7. With the risks to growth in 2010-11 being mainly on the upside, the baseline projection of real GDP growth is retained at 8.5 per cent but with an upside bias.
8. Moving on to the inflation situation, the moderation in headline inflation observed between August and November 2010 was along the projected trajectory of the Reserve Bank. This trend, however, reversed when WPI inflation (year-on-year) moved up from 7.4 per cent in November 2010 to 8.4 per cent in December 2010, due mainly to sharp increase in the prices of vegetables, mineral oils and minerals.
9. While the current spike in food prices is expected to be transitory, inflation stemming from structural demand-supply mismatches in several non-cereal food items such as pulses, oilseeds, eggs, fish, meat and milk is likely to persist till supply response kicks in. Non-food manufacturing inflation also remains above its medium-term trend of 4 per cent.

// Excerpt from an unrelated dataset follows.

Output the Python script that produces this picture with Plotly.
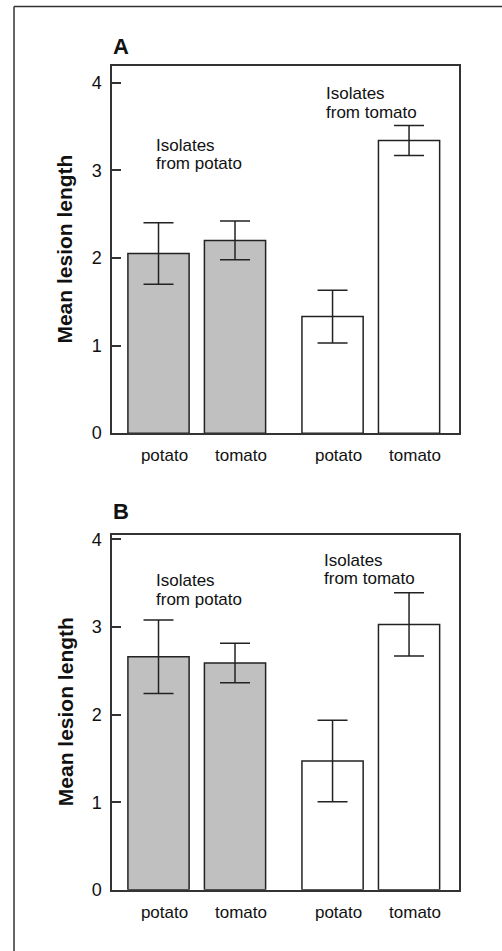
import plotly.graph_objects as go

W, H = 502, 951

# ---- data ----
hosts = ["potato", "tomato"]                 # host plant (x tick labels)
isolate_groups = ["Isolates<br>from potato", "Isolates<br>from tomato"]
panel_labels = ["A", "B"]

# mean lesion length per panel: [isolates from potato (potato, tomato), isolates from tomato (potato, tomato)]
means_A = [[2.05, 2.20], [1.33, 3.34]]
errs_A = [[0.35, 0.22], [0.30, 0.17]]
means_B = [[2.66, 2.59], [1.47, 3.03]]
errs_B = [[0.42, 0.225], [0.465, 0.36]]

y_ticks = [0, 1, 2, 3, 4]

# ---- styling / layout ----
group_step = 2.275      # offset between the first bars of the two groups
bar_width = 0.8
fills = ["#c0c0c0", "#ffffff"]
line_col = "#222222"
axis_col = "#333333"
font_family = "Liberation Sans, Arial, sans-serif"

def px_x(p):
    return p / W

def px_y(p):
    return 1 - p / H

panels = [
    dict(means=means_A, errs=errs_A, ydom=(435, 62), yrange=[0, 4.19],
         label_y=42.5,
         ann=[(-0.06, [3.28, 3.08]), (2.163, [3.88, 3.66])]),
    dict(means=means_B, errs=errs_B, ydom=(899, 538), yrange=[0, 4.056],
         label_y=515,
         ann=[(-0.06, [3.53, 3.31]), (2.137, [3.76, 3.55])]),
]

fig = go.Figure()
annotations = []
xtick_vals, xtick_text = [], []
for g in range(len(isolate_groups)):
    for i, h in enumerate(hosts):
        xtick_vals.append(g * group_step + i)
        xtick_text.append(h)

for k, p in enumerate(panels):
    ax = "" if k == 0 else str(k + 1)
    for g in range(len(isolate_groups)):
        xs = [g * group_step + i for i in range(len(hosts))]
        fig.add_trace(go.Bar(
            x=xs, y=p["means"][g], width=bar_width,
            marker=dict(color=fills[g], line=dict(color=line_col, width=1.5)),
            error_y=dict(type="data", array=p["errs"][g], color=line_col,
                         thickness=1.5, width=15),
            xaxis="x" + ax, yaxis="y" + ax, showlegend=False,
            hoverinfo="x+y",
        ))
        # group annotation lines
        xl, ys = p["ann"][g]
        for line_txt, yy in zip(isolate_groups[g].split("<br>"), ys):
            annotations.append(dict(
                x=xl, y=yy, xref="x" + ax, yref="y" + ax, text=line_txt,
                showarrow=False, xanchor="left", yanchor="middle",
                font=dict(size=17, color="#111", family=font_family)))
    y0, y1 = p["ydom"]
    common_axis = dict(showline=True, linecolor=axis_col, linewidth=1.5,
                       mirror=True, showgrid=False, zeroline=False)
    fig.update_layout(**{
        "xaxis" + ax: dict(type="linear", domain=[px_x(112), px_x(459)],
                           range=[-0.608, 3.928],
                           tickvals=xtick_vals, ticktext=xtick_text, tickangle=0,
                           ticks="outside", ticklen=6, tickcolor="rgba(0,0,0,0)",
                           ticklabelshift=6,
                           tickfont=dict(size=17, color="#111", family=font_family),
                           anchor="y" + ax, fixedrange=True, **common_axis),
        "yaxis" + ax: dict(domain=[px_y(y0), px_y(y1)], range=p["yrange"],
                           tickvals=y_ticks, ticks="inside", ticklen=9,
                           tickcolor=axis_col, tickwidth=1.5,
                           ticklabelstandoff=5,
                           tickfont=dict(size=18, color="#111", family=font_family),
                           anchor="x" + ax, fixedrange=True, **common_axis),
    })
    annotations.append(dict(
        x=px_x(65), y=(px_y(y0) + px_y(y1)) / 2, xref="paper", yref="paper",
        text="<b>Mean lesion length</b>", textangle=-90, showarrow=False,
        xanchor="center", yanchor="middle",
        font=dict(size=21, color="#111", family=font_family)))
    annotations.append(dict(
        x=px_x(111), y=px_y(p["label_y"]), xref="paper", yref="paper",
        text="<b>" + panel_labels[k] + "</b>", showarrow=False,
        xanchor="left", yanchor="middle",
        font=dict(size=22, color="#111", family=font_family)))

fig.update_layout(
    width=W, height=H, margin=dict(l=0, r=0, t=0, b=0),
    paper_bgcolor="white", plot_bgcolor="white",
    barmode="overlay", annotations=annotations, hovermode=False,
    shapes=[
        dict(type="line", xref="paper", yref="paper", x0=px_x(14), x1=1.02,
             y0=px_y(1.5), y1=px_y(1.5), line=dict(color=axis_col, width=1.5)),
        dict(type="line", xref="paper", yref="paper", x0=px_x(14), x1=px_x(14),
             y0=px_y(1.5), y1=-0.02, line=dict(color=axis_col, width=1.5)),
    ],
)

fig.write_html("out.html", config={"displayModeBar": False},
               post_script="document.body.style.margin='0';document.body.style.overflow='hidden';")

10. Going forward, the inflation outlook will be shaped by three factors: (i) on how the food price situation, both domestic and global, evolves; (ii) how global commodity prices behave; and (iii) the extent to which demand side pressures may manifest.
11. We have raised the baseline projection of WPI inflation for March 2011 from 5.5 per cent to 7.0 per cent. This upward revision was based on several considerations. First, the upside risks to inflation, as mentioned in the mid quarter review of December 2010, have materialised as reflected in the increase in prices of metals and non-administered fuel. Second, there have been some transitory supply shocks which triggered a sharp increase in vegetable prices. Third, petroleum and aviation turbine fuel prices went up in early January which will add 9 bps to WPI inflation. While the impact of transitory factors is expected to dissipate, price pressures on account of demand-supply imbalances in respect of some commodities will persist.